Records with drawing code
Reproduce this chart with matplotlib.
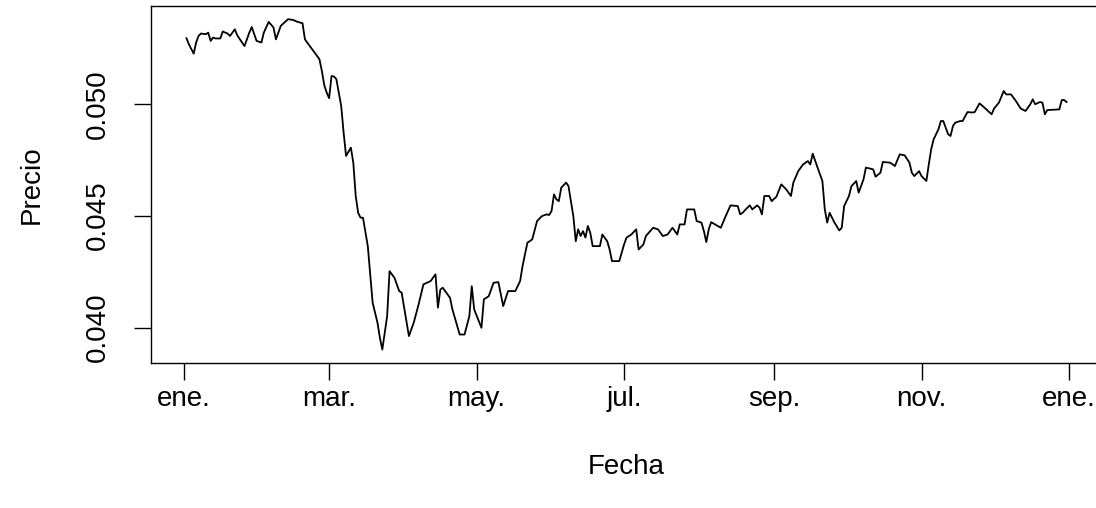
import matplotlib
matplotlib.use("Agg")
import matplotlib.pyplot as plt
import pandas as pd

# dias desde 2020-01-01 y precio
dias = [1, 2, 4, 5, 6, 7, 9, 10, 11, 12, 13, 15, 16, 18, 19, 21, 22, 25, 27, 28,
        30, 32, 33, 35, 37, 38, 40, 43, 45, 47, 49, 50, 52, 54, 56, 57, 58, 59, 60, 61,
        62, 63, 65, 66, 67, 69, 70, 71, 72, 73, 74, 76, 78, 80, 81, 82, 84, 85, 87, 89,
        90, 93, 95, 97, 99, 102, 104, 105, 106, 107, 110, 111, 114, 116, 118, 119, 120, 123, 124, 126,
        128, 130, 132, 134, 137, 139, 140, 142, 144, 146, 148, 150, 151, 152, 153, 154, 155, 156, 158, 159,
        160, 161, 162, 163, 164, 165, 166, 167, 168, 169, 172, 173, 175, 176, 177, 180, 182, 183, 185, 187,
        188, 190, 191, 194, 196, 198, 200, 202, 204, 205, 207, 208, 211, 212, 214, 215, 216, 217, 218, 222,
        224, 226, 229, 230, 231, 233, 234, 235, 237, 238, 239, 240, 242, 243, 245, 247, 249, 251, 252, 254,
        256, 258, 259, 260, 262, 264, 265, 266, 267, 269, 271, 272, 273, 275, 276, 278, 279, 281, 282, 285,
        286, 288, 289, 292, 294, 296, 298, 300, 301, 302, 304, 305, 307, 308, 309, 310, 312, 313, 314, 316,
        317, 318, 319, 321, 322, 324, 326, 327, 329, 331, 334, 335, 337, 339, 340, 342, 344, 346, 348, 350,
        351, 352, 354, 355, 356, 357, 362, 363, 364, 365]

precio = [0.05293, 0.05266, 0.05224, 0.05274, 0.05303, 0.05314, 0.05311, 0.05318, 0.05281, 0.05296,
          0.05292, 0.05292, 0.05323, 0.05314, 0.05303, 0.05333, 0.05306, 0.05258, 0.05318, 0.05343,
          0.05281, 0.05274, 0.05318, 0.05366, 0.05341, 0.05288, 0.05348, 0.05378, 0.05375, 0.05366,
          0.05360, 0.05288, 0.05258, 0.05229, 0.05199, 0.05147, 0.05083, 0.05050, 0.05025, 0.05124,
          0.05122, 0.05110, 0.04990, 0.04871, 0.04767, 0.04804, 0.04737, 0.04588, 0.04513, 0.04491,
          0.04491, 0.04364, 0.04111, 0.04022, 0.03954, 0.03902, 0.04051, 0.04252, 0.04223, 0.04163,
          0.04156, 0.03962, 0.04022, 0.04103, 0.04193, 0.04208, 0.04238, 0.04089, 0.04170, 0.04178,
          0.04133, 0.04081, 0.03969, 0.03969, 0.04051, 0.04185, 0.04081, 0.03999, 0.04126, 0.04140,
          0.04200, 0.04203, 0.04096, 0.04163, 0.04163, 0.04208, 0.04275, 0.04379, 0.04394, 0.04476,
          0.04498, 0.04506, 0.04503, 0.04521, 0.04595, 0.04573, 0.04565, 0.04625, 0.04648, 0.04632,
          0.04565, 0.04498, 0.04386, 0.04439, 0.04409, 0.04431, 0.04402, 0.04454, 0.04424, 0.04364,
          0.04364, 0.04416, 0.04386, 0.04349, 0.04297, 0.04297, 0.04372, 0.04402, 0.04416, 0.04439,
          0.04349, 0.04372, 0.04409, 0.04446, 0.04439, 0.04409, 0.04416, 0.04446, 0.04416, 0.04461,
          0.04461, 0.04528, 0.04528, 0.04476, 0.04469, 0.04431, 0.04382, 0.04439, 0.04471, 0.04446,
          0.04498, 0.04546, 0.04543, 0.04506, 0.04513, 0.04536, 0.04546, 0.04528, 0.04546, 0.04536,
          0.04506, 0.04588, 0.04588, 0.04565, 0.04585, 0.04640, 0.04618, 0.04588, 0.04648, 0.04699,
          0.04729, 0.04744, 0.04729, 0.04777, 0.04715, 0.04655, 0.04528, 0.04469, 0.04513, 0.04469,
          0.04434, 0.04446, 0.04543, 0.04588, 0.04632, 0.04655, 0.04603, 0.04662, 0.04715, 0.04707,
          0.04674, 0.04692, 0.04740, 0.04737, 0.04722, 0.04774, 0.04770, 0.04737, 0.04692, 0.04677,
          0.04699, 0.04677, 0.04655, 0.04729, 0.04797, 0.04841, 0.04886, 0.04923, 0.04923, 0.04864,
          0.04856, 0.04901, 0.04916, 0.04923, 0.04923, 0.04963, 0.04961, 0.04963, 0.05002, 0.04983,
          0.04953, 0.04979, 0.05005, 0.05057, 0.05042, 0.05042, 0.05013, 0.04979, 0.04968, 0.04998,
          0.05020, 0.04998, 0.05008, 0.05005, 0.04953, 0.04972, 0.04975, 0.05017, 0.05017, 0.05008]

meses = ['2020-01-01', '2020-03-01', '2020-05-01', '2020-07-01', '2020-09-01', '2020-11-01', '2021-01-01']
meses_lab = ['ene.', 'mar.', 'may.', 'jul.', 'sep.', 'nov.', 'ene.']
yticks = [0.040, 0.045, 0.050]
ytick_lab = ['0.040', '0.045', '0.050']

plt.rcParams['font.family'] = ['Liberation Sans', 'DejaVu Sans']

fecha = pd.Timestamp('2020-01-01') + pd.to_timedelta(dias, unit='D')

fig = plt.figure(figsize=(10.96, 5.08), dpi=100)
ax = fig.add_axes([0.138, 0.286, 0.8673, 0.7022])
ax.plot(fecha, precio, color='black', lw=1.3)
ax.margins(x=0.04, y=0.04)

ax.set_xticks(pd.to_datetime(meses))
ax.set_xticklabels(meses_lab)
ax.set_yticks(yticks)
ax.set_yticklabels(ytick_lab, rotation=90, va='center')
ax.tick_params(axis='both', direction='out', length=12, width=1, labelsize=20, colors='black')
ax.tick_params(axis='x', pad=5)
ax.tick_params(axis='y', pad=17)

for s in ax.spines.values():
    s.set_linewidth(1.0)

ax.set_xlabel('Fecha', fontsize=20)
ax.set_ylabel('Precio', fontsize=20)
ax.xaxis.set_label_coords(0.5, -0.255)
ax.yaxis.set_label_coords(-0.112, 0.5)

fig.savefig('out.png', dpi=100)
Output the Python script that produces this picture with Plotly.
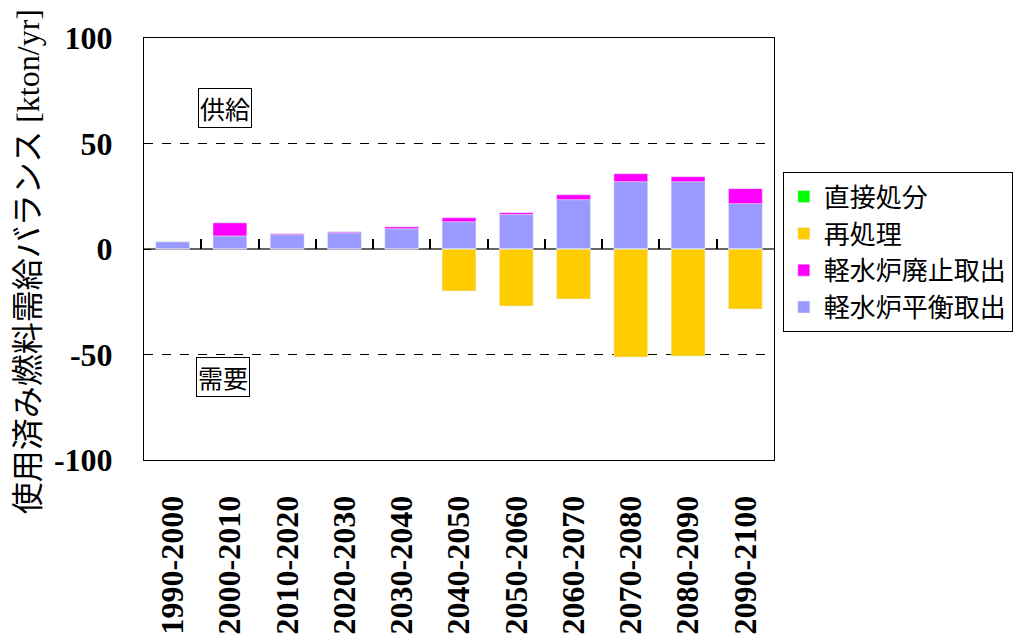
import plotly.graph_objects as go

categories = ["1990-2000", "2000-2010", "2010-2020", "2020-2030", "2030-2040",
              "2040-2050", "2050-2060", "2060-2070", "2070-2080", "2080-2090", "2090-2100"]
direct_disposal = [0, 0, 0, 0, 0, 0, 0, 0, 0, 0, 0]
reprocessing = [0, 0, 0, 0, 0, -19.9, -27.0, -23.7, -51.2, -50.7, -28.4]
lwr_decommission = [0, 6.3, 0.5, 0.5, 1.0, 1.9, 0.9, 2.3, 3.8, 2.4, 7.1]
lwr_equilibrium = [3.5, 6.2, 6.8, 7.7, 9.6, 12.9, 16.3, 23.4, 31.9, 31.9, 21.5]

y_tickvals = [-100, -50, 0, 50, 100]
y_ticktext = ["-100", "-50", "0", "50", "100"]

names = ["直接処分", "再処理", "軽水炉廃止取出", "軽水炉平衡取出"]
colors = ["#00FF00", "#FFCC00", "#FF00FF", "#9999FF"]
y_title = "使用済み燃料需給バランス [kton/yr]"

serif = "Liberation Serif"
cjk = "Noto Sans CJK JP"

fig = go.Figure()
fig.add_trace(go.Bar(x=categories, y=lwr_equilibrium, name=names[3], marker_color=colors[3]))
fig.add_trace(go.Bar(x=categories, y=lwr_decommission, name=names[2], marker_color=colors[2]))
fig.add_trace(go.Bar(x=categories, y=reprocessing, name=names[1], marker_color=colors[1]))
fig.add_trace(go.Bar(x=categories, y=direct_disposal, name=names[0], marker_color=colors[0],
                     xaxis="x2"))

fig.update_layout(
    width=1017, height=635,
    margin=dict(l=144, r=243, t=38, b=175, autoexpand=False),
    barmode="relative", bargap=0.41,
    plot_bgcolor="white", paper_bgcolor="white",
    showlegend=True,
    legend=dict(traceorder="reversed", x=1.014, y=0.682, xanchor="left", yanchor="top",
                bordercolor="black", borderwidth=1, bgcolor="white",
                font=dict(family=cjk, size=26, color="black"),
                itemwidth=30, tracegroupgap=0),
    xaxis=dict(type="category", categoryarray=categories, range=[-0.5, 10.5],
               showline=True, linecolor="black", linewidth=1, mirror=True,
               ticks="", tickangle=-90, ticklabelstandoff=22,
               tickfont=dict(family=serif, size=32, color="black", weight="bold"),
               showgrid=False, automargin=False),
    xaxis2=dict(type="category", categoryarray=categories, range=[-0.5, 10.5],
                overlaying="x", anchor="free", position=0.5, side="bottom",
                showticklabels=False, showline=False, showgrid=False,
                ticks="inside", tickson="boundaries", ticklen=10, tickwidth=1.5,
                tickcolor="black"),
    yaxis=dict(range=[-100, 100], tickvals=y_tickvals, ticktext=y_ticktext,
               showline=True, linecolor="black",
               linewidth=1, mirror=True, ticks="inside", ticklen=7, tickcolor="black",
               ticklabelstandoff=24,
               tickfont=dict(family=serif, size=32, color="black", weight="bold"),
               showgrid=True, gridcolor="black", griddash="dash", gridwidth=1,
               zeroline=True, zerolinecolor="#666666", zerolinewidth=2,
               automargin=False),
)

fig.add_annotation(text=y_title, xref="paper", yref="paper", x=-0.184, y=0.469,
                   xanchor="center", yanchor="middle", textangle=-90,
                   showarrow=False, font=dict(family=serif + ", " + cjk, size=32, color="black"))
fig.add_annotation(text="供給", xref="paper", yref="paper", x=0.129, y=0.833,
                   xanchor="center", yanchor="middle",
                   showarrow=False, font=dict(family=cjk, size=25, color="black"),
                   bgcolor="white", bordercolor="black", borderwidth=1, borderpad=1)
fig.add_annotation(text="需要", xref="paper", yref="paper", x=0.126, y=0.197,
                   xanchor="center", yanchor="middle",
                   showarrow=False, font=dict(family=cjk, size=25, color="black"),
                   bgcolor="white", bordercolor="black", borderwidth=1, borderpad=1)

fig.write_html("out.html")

DIRECTION → Restate, line by line and word for word, everything from the top of the material through the line that contains "import pandas as pd". Leave pictures out.

SOLUTION FOR THIS TASK →
Reproduce this chart with matplotlib.
import matplotlib
matplotlib.use("Agg")
import matplotlib.pyplot as plt
import pandas as pd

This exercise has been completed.